Stephen Smith, manager of automation and systems integration at Starz Entertainment Group in Englewood, Colo., liked the performance boost his digital encoding application got with dual-core Opteron-based servers from HP. By shifting from single-core Xeon servers to the dual-core boxes, Smith saved on hardware by reducing the number of servers he needed by four. In addition, he cut costs on cabling, drives and other items associated with single servers.

“Every machine that needs to be able to talk to the storage needs two Fibre Channel HBAs, space on the blades of the Fibre switch, the actual switch itself and the ports going in to the storage. Plus all of the software licensees that go on top of that,” he says. “We reduced our costs by more than a quarter by going with the AMD-powered systems.”

A downside is that consolidating multiple servers onto fewer boxes can create a single point of failure, early adopters say.

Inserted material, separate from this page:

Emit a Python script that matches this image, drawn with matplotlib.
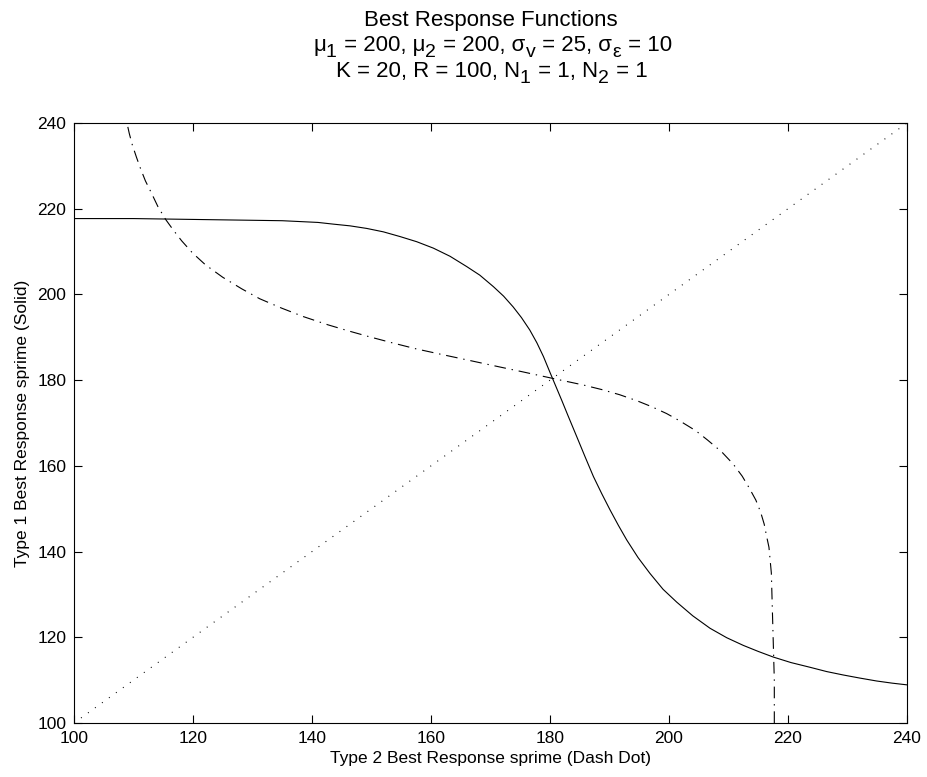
import numpy as np
import matplotlib
matplotlib.use("Agg")
import matplotlib.pyplot as plt

# Type 1 best response (solid)
sprime2 = [100, 105, 110, 115, 120, 125, 130, 135, 138, 141, 143.6, 146.4,
           149.2, 152, 154.8, 157.6, 160.4, 163.2, 166.0, 168.2, 170.5, 172.2,
           173.8, 175.2, 176.6, 177.8, 178.9, 180.0, 181.0, 182.0, 183.0,
           184.5, 185.9, 187.3, 188.7, 190.1, 191.5, 192.9, 194.8, 196.8,
           199.0, 201.3, 204.0, 206.9, 209.7, 212.5, 215.0, 217.5, 220.5,
           223.7, 226.5, 229.3, 232.0, 234.9, 237.5, 240]
br1 = [217.7, 217.7, 217.7, 217.6, 217.5, 217.4, 217.3, 217.2, 217.0, 216.8,
       216.4, 216.0, 215.4, 214.6, 213.5, 212.3, 210.8, 208.9, 206.5, 204.5,
       201.8, 199.6, 197.1, 194.6, 191.7, 188.7, 185.5, 181.8, 178.5, 175.2,
       171.8, 166.8, 162.1, 157.5, 153.5, 149.7, 146.1, 142.7, 138.6, 134.9,
       131.2, 128.2, 125.0, 122.1, 119.9, 118.1, 116.7, 115.4, 114.1, 113.0,
       112.0, 111.2, 110.5, 109.8, 109.3, 108.9]
# symmetric game: type 2 best response is the mirror image
br2_x = br1
br2_y = sprime2
diag = [100, 240]

xticks = [100, 120, 140, 160, 180, 200, 220, 240]
yticks = [100, 120, 140, 160, 180, 200, 220, 240]

# title lines as (text, is_subscript) pieces, MATLAB style big subscripts
title_lines = [
    [("Best Response Functions", False)],
    [("\u03bc", False), ("1", True), (" = 200, \u03bc", False), ("2", True),
     (" = 200, \u03c3", False), ("v", True), (" = 25, \u03c3", False),
     ("\u03b5", True), (" = 10", False)],
    [("K = 20, R = 100, N", False), ("1", True), (" = 1, N", False),
     ("2", True), (" = 1", False)],
]

W, H = 928, 777
AX_L, AX_R, AX_B, AX_T = 74, 907, 723, 123  # axes box in pixels

plt.rcParams["font.family"] = ["Liberation Sans", "DejaVu Sans"]
plt.rcParams["lines.scale_dashes"] = False

fig = plt.figure(figsize=(W / 100, H / 100), dpi=100)
ax = fig.add_axes([AX_L / W, 1 - AX_B / H, (AX_R - AX_L) / W, (AX_B - AX_T) / H])

ax.plot(sprime2, br1, color="black", lw=0.8, ls="-")
ax.plot(br2_x, br2_y, color="black", lw=0.8, ls=(0, (8.4, 4.2, 1.0, 4.2)))
ax.plot(diag, diag, color="black", lw=0.8, ls=(0, (0.7, 5.5)))

ax.set_xlim(100, 240)
ax.set_ylim(100, 240)
ax.set_xticks(xticks)
ax.set_yticks(yticks)
ax.tick_params(direction="in", length=6, width=0.8, top=True, right=True,
               labelsize=12.5, pad=5.5)
for s in ax.spines.values():
    s.set_linewidth(0.8)

ax.set_xlabel("Type 2 Best Response sprime (Dash Dot)", fontsize=12.5, labelpad=4)
ax.set_ylabel("Type 1 Best Response sprime (Solid)", fontsize=12.5, labelpad=5)

# title: lay pieces out by hand so the subscripts can be big and low
renderer = fig.canvas.get_renderer()
centre = (AX_L + AX_R) / 2
baselines = [26, 51, 77]
for pieces, base in zip(title_lines, baselines):
    placed = []
    for txt, sub in pieces:
        t = fig.text(0, 0, txt, fontsize=14 if sub else 16, va="baseline",
                     ha="left")
        placed.append((t, sub, t.get_window_extent(renderer=renderer).width))
    x = centre - sum(p[2] for p in placed) / 2
    for t, sub, w in placed:
        y = base + (6 if sub else 0)
        t.set_position((x / W, 1 - y / H))
        x += w + (1 if sub else 0)

fig.savefig("out.png", dpi=100)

“Absolutely, you get easier management with dual-core servers, but that has downsides, too,” FlightAware’s Baker says. “If one of them goes down, you’ve lost that much more of your capacity.”

As a result, FlightAware is taking its move into the dual-core world slowly, running only its databases on that platform. The front-end servers, which include Web servers and a server that generates the maps charting an airplane’s progress toward its destination, run on single-core Opteron systems.

“So if they do fail, it’s less of a percentage of our total capacity,” he says.